Friday, July 22, 2011

What Glee and Lady Gaga taught me about anger.

            I’ll admit it: I’m a Gleek.  In case you aren’t completely obsessed with the TV show, Glee, a Gleek is someone who is completely obsessed with it.  I’ve been hooked since the first episode I saw over a year ago and I love it for many reasons. 
First, the music spans both generations and genres.  One episode may be devoted to Fleetwood Mac while the next one covers Rihanna and a variety of Showtunes.  My favorite is when they do a “mash-up,” combining two totally different songs into one awesome track.  Like the brilliance that is Bon Jovi’s “It’s my life” mashed up with Usher’s “Confessions.”
            But it’s not just about the music.  They cover a zillion relevant issues from the President of the abstinence club/Head cheerleader getting pregnant and giving the baby up for adoption, to a gay guy getting bullied by a closeted football player.  Not all of the issues are so extreme.  Most are just things a lot of us faced when we were in high school, and some that we still face today.

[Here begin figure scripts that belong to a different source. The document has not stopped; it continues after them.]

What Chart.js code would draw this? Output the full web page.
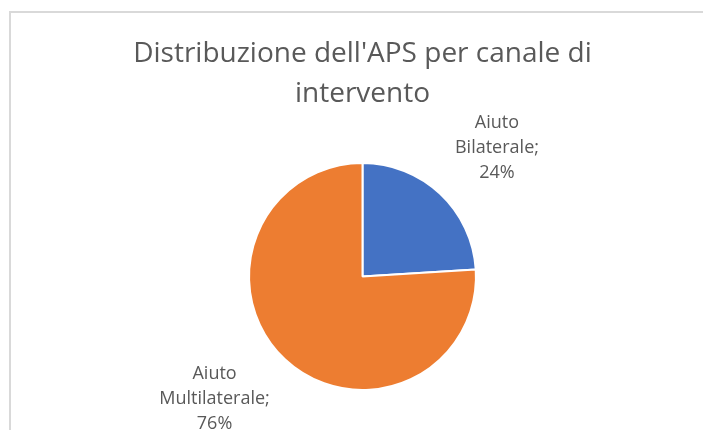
<!DOCTYPE html>
<html>
<head>
<meta charset="utf-8">
<script src="https://cdn.jsdelivr.net/npm/chart.js@4/dist/chart.umd.min.js"></script>
<style>
  html, body { margin: 0; padding: 0; background: #fff; }
  #wrap { position: relative; width: 703px; height: 430px; }
</style>
</head>
<body>
<div id="wrap"><canvas id="c" width="703" height="430"></canvas></div>
<script>
const titleLines = ["Distribuzione dell'APS per canale di", "intervento"];
const categories = ["Aiuto Bilaterale", "Aiuto Multilaterale"];
const labelLines = [["Aiuto", "Bilaterale;"], ["Aiuto", "Multilaterale;"]];
const shares = [24, 76];
const colors = ["#4472C4", "#ED7D31"];

// label placement style: distance from centre (px) and angle tweak (deg)
const labelStyle = [{ dist: 186, tweak: 3.1 }, { dist: 192, tweak: 7.2 }];

const frame = {
  id: 'frame',
  beforeDraw(chart) {
    const ctx = chart.ctx;
    ctx.save();
    ctx.fillStyle = '#fff';
    ctx.fillRect(0, 0, chart.width, chart.height);
    ctx.fillStyle = '#d9d9d9';
    ctx.fillRect(9, 11, chart.width - 9, 2);
    ctx.fillRect(9, 11, 2, chart.height - 11);
    ctx.restore();
  }
};

const sliceLabels = {
  id: 'sliceLabels',
  afterDatasetsDraw(chart) {
    const ctx = chart.ctx;
    const meta = chart.getDatasetMeta(0);
    ctx.save();
    ctx.font = '18px "Open Sans", sans-serif';
    ctx.fillStyle = '#595959';
    ctx.textAlign = 'center';
    ctx.textBaseline = 'middle';
    meta.data.forEach((arc, i) => {
      const p = arc.getProps(['x', 'y', 'startAngle', 'endAngle'], true);
      const mid = (p.startAngle + p.endAngle) / 2 + labelStyle[i].tweak * Math.PI / 180;
      const cx = p.x + Math.cos(mid) * labelStyle[i].dist;
      const cy = p.y + Math.sin(mid) * labelStyle[i].dist;
      const lines = labelLines[i].concat([shares[i] + '%']);
      const lh = 25;
      lines.forEach((t, k) => {
        ctx.fillText(t, cx, cy + (k - (lines.length - 1) / 2) * lh);
      });
    });
    ctx.restore();
  }
};

new Chart(document.getElementById('c'), {
  type: 'pie',
  data: {
    labels: categories,
    datasets: [{
      data: shares,
      backgroundColor: colors,
      borderColor: '#ffffff',
      borderWidth: 2
    }]
  },
  options: {
    responsive: false,
    animation: false,
    layout: { padding: { left: 22, right: 0, top: 12, bottom: 39 } },
    plugins: {
      legend: { display: false },
      tooltip: { enabled: false },
      title: {
        display: true,
        text: titleLines,
        color: '#595959',
        font: { family: '"Open Sans", sans-serif', size: 28, weight: 'normal', lineHeight: 1.43 },
        padding: { top: 22, bottom: 48 }
      }
    }
  },
  plugins: [frame, sliceLabels]
});
</script>
</body>
</html>
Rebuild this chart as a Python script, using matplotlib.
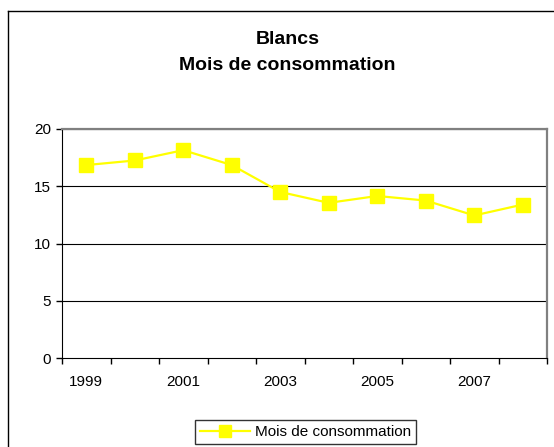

            So last night, I was catching up on the final five episodes of the season.  The premise of one episode was being comfortable in your own skin.  Accepting who you are, as you are.  The group performed Lady Gaga’s ‘Born this Way” and each character had to select the one thing they disliked most about themselves and print it on a t-shirt.  One said, “Nose.”  Another said, “Bad Dancer.”  The dumb girl’s shirt said, “I’m with stoopid.”  As I sat watching it, I thought about what I would print on my own shirt.  And I discovered it wasn’t something I should accept.  It’s how I handle anger.
            I don’t think I’ve ever been very good at dealing with anger.  I usually stuff it down until I can stuff no more.  Then it bubbles up and explodes on whoever is closest (Generally, my unsuspecting husband).  But lately, my five- year-old has really been trying my patience and there isn’t even time to stuff the anger.  We just get into a screaming match and then I’m standing there all frazzled, realizing I am in fact, fighting with a five-year-old. 
I don’t want to teach my kids my angry habits.  They suck.  And they are really hard to break.  So this morning, the two of us sat down and talked about what happens when we start to feel angry.  We talked about the faces we make and the way our tummies feel.  We talked about how he wants to throw things (I didn’t tell him sometimes I want to throw him).  Then we talked about all the things we could do instead of what we actually do now.
Much like being grateful takes a lot of effort and practice, I know that handling the way we interact when we’re mad is going to take A LOT of work.  But I think it’s something we both need right now.  Summer is hard.  Five-year-olds are tricky.  Apparently, almost-thirty-three-year-olds are too.  And sometimes, TV and music can be educational.